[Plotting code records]
__________________________________________________
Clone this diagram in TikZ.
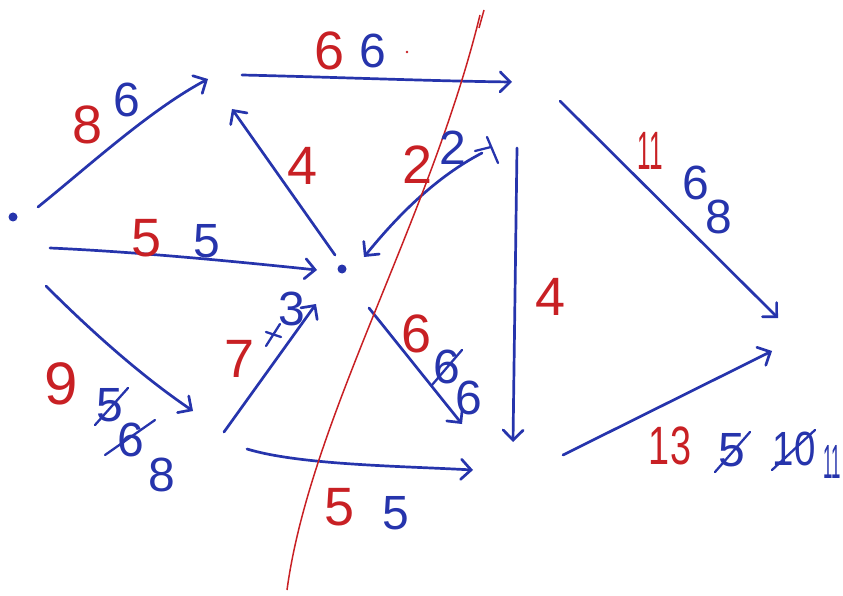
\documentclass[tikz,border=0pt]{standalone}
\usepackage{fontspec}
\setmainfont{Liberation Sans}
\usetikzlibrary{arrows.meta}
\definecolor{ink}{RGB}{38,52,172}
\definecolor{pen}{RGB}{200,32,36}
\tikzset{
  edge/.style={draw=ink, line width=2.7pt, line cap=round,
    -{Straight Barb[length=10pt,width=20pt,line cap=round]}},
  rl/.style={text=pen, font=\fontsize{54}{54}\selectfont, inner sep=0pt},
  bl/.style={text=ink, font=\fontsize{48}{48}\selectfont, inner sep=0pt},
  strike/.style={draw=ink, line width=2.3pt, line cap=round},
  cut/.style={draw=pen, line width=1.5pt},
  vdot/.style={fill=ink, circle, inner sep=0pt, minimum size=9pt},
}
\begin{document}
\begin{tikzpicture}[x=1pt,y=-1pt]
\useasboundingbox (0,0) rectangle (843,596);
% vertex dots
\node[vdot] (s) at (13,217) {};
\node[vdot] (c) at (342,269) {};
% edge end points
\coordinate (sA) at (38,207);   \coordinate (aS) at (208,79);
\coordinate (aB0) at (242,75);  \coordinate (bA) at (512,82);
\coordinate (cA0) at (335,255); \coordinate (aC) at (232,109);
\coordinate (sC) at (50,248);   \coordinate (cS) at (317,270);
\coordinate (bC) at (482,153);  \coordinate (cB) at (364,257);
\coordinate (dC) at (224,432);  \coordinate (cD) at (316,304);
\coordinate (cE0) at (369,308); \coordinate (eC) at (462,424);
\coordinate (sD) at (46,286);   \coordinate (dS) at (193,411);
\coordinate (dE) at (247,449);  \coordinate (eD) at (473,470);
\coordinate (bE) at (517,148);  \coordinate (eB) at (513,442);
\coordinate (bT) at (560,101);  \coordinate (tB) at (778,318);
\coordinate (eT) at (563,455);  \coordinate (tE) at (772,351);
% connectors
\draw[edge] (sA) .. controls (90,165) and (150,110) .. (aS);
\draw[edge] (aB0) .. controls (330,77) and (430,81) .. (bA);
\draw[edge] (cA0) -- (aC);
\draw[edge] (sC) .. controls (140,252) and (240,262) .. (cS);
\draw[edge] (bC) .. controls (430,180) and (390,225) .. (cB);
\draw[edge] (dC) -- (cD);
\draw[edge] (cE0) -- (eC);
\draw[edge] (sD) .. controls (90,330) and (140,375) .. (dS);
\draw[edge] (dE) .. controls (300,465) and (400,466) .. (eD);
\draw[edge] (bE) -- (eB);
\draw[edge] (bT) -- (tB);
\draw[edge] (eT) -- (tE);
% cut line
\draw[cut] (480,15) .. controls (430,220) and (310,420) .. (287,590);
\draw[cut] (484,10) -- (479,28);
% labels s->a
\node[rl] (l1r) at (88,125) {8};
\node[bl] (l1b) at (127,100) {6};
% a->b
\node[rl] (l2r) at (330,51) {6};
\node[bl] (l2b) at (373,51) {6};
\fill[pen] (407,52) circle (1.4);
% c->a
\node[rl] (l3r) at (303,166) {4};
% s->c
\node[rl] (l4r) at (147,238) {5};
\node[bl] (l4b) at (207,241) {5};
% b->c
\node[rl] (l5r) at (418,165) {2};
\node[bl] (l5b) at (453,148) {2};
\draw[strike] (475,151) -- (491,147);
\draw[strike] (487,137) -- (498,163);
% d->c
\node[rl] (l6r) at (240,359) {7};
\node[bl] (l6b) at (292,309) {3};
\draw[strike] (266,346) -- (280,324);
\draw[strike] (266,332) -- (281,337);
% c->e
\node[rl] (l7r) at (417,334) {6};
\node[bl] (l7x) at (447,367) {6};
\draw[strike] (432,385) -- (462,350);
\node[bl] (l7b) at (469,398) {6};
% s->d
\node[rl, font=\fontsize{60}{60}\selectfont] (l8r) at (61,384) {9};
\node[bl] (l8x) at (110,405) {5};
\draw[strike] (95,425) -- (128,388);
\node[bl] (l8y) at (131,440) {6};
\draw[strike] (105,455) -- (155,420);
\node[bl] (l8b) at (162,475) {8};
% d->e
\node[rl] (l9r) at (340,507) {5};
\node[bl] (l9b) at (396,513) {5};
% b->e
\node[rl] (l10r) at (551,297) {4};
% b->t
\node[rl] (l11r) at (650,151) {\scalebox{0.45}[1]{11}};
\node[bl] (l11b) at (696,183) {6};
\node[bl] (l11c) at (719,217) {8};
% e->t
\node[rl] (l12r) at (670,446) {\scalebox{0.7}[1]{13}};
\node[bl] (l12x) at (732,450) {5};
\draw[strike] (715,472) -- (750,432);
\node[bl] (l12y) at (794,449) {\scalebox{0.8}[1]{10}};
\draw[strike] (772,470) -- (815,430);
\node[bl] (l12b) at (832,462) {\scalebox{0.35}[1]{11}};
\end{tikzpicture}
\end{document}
__________________________________________________
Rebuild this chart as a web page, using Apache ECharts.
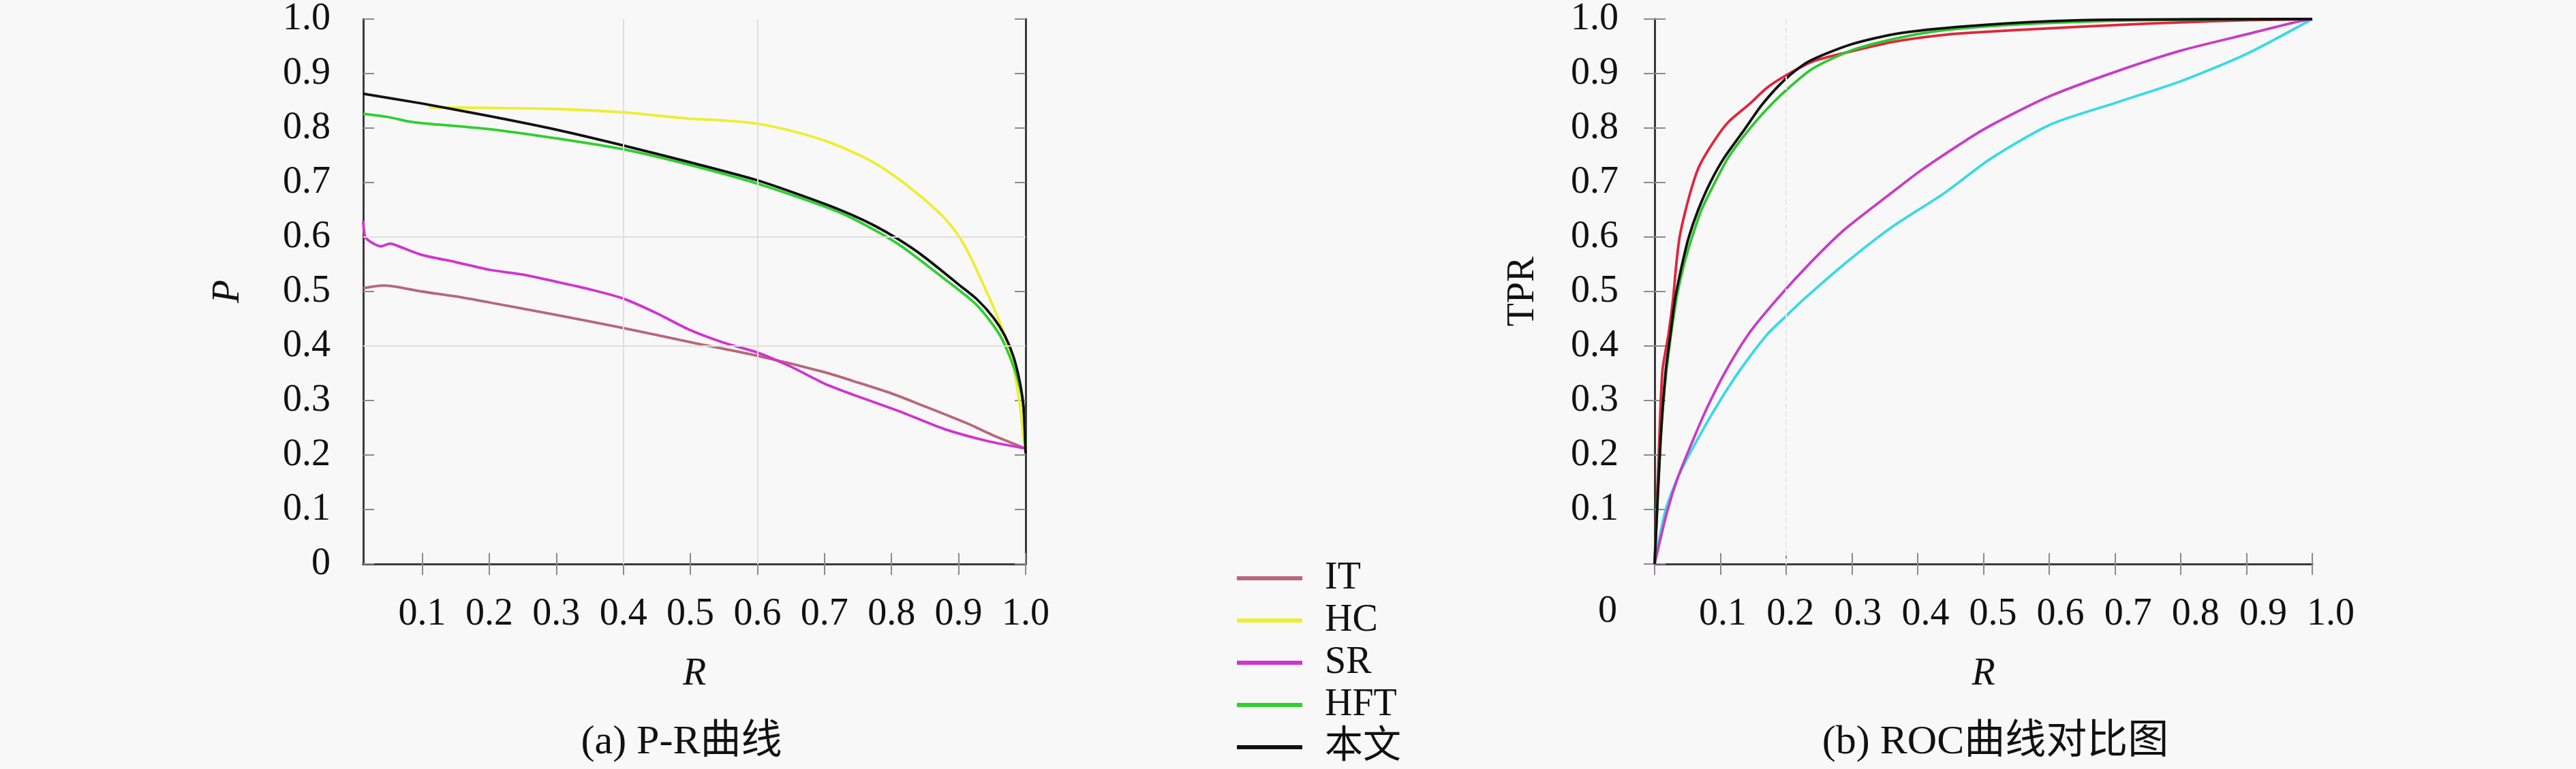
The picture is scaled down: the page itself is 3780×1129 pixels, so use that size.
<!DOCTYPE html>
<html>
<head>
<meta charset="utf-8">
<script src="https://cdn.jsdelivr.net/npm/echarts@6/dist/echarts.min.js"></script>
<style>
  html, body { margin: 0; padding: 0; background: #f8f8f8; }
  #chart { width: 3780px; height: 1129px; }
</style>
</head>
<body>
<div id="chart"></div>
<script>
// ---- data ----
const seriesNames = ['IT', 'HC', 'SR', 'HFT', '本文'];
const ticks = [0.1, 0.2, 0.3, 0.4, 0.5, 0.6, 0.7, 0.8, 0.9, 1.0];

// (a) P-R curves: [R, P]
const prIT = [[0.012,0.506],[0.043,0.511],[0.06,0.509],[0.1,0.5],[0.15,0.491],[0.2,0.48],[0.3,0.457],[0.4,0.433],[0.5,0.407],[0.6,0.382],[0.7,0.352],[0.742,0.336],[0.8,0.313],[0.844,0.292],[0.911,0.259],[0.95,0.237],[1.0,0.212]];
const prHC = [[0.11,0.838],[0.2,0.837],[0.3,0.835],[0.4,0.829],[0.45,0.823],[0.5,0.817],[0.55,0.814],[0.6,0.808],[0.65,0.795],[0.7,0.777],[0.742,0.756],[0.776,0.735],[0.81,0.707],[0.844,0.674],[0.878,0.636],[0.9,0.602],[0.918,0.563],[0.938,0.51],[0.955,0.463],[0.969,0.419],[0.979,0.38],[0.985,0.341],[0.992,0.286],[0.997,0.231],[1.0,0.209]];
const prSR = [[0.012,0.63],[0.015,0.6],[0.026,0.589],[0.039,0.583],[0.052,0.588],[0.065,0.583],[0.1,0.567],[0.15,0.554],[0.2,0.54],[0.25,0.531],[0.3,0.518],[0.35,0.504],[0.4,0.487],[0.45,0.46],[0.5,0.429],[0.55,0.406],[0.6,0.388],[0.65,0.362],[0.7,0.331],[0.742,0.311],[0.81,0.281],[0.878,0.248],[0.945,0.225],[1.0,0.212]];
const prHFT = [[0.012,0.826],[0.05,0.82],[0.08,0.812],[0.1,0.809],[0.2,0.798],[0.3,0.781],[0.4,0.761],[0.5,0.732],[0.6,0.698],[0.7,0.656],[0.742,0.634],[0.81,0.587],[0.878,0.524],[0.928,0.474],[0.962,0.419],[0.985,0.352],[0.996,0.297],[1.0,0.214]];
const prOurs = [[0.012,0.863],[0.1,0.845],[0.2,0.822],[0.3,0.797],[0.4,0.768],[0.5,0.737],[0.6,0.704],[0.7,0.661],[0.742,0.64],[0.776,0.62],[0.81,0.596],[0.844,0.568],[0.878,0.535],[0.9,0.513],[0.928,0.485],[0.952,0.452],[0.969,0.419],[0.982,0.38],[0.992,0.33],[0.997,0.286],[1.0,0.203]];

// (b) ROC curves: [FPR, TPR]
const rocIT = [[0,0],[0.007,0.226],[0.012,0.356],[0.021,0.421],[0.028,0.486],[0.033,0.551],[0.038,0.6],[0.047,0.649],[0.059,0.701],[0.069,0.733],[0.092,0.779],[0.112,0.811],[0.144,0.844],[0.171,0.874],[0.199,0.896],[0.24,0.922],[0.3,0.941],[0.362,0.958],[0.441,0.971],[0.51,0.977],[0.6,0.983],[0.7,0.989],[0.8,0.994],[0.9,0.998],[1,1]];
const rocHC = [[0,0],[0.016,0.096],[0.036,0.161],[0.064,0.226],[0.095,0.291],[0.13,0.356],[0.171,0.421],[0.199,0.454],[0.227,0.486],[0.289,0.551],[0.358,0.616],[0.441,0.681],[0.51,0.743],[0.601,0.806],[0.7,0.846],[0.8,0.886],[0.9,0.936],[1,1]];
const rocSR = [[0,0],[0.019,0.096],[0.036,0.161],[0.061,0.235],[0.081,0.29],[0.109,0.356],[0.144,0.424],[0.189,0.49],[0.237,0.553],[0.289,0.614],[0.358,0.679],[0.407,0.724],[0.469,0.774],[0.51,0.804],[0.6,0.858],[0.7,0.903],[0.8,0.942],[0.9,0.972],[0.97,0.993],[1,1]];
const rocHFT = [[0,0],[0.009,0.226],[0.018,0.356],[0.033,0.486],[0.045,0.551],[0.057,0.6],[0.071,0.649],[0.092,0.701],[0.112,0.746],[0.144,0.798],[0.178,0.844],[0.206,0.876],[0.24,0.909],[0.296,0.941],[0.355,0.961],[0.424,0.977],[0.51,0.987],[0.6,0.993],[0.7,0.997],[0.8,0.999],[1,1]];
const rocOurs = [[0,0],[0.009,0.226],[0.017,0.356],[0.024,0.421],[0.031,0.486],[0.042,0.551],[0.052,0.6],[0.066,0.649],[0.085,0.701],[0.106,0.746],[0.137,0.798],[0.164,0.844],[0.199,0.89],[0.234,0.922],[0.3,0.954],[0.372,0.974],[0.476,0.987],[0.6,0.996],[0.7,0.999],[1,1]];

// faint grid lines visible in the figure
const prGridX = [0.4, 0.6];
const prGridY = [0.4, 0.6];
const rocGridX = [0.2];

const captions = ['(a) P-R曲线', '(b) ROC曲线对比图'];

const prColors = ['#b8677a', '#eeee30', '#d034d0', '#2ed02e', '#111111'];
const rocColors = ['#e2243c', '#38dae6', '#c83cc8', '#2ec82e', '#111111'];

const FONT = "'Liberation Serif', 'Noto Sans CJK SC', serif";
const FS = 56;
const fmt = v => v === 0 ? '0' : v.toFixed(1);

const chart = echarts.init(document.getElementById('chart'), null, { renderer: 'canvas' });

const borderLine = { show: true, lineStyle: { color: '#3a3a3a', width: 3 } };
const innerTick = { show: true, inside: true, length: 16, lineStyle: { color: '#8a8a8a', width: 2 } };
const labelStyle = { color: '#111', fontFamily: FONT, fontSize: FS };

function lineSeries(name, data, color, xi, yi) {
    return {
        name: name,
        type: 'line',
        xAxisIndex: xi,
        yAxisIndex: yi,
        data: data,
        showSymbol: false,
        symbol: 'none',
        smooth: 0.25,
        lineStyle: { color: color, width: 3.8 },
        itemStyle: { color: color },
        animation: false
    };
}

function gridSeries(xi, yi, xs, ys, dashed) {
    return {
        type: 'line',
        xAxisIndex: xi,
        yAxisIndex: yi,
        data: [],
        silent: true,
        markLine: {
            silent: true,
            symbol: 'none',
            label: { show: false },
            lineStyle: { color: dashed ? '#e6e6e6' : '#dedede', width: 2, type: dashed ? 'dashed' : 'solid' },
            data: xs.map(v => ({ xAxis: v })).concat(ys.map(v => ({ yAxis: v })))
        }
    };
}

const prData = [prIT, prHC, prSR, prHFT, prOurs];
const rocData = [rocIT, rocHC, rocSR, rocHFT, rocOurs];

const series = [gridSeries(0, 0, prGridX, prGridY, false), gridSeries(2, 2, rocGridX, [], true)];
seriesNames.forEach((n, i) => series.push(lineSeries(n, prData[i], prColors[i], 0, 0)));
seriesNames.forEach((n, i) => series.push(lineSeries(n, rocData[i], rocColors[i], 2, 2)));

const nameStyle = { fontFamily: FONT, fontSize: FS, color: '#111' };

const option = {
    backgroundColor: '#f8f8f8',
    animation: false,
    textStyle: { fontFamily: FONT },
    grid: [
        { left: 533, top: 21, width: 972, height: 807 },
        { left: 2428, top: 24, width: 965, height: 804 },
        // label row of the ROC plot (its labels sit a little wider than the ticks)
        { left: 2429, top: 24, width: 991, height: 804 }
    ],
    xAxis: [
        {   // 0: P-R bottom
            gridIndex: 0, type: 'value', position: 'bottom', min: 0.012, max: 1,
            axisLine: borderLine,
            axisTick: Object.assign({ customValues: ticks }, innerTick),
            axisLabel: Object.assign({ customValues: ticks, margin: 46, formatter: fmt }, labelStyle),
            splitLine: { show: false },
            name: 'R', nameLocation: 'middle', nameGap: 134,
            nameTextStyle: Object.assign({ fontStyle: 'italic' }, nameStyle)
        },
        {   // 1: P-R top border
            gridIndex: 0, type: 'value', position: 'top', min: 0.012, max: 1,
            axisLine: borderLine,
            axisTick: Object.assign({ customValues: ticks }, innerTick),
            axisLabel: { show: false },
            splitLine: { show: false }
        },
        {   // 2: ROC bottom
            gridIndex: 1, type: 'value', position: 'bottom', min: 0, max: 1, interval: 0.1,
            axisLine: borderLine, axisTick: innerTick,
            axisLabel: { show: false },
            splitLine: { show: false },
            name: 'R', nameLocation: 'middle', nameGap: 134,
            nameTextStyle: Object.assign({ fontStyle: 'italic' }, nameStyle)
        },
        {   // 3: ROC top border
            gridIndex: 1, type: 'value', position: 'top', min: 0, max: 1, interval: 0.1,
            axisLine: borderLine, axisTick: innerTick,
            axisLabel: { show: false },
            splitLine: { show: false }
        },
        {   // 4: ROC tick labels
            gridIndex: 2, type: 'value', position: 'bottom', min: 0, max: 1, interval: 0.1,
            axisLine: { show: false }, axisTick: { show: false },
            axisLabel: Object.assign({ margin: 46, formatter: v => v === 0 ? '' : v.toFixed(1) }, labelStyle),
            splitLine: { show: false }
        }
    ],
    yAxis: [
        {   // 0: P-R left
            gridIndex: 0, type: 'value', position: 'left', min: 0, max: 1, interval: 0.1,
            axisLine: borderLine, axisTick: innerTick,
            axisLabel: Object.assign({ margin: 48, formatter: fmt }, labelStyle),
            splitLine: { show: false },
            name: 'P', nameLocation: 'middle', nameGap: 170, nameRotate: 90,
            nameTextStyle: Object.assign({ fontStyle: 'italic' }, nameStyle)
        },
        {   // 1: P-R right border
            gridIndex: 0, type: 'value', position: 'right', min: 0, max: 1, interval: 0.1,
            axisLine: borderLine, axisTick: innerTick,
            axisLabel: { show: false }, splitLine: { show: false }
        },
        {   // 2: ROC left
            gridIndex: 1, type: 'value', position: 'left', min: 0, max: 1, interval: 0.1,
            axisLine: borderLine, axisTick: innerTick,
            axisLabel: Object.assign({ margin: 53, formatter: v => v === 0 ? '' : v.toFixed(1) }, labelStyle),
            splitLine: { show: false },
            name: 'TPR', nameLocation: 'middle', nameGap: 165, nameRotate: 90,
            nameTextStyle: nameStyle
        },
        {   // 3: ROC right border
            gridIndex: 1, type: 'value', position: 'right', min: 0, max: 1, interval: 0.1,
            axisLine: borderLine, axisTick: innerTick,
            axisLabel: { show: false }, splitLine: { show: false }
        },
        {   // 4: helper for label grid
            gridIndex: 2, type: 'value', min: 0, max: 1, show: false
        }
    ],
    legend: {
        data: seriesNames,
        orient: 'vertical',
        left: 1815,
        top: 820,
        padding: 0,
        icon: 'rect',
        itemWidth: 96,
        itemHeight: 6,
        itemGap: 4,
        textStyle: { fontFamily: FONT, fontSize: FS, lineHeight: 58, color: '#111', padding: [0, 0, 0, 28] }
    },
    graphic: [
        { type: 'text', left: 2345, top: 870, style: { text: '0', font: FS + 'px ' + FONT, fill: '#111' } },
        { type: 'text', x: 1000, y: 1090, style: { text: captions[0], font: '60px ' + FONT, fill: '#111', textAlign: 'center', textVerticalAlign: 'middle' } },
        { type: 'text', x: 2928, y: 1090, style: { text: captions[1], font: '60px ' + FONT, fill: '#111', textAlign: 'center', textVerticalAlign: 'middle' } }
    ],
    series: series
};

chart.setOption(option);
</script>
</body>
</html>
__________________________________________________
Exercise directions
Within the material above, extract exactly the lines that start at the line containing "The picture is" and stop after the line containing "0.8, 0.9, 1.0];", and only those.

Finished exercise
The picture is scaled down: the page itself is 3780×1129 pixels, so use that size.
<!DOCTYPE html>
<html>
<head>
<meta charset="utf-8">
<script src="https://cdn.jsdelivr.net/npm/echarts@6/dist/echarts.min.js"></script>
<style>
  html, body { margin: 0; padding: 0; background: #f8f8f8; }
  #chart { width: 3780px; height: 1129px; }
</style>
</head>
<body>
<div id="chart"></div>
<script>
// ---- data ----
const seriesNames = ['IT', 'HC', 'SR', 'HFT', '本文'];
const ticks = [0.1, 0.2, 0.3, 0.4, 0.5, 0.6, 0.7, 0.8, 0.9, 1.0];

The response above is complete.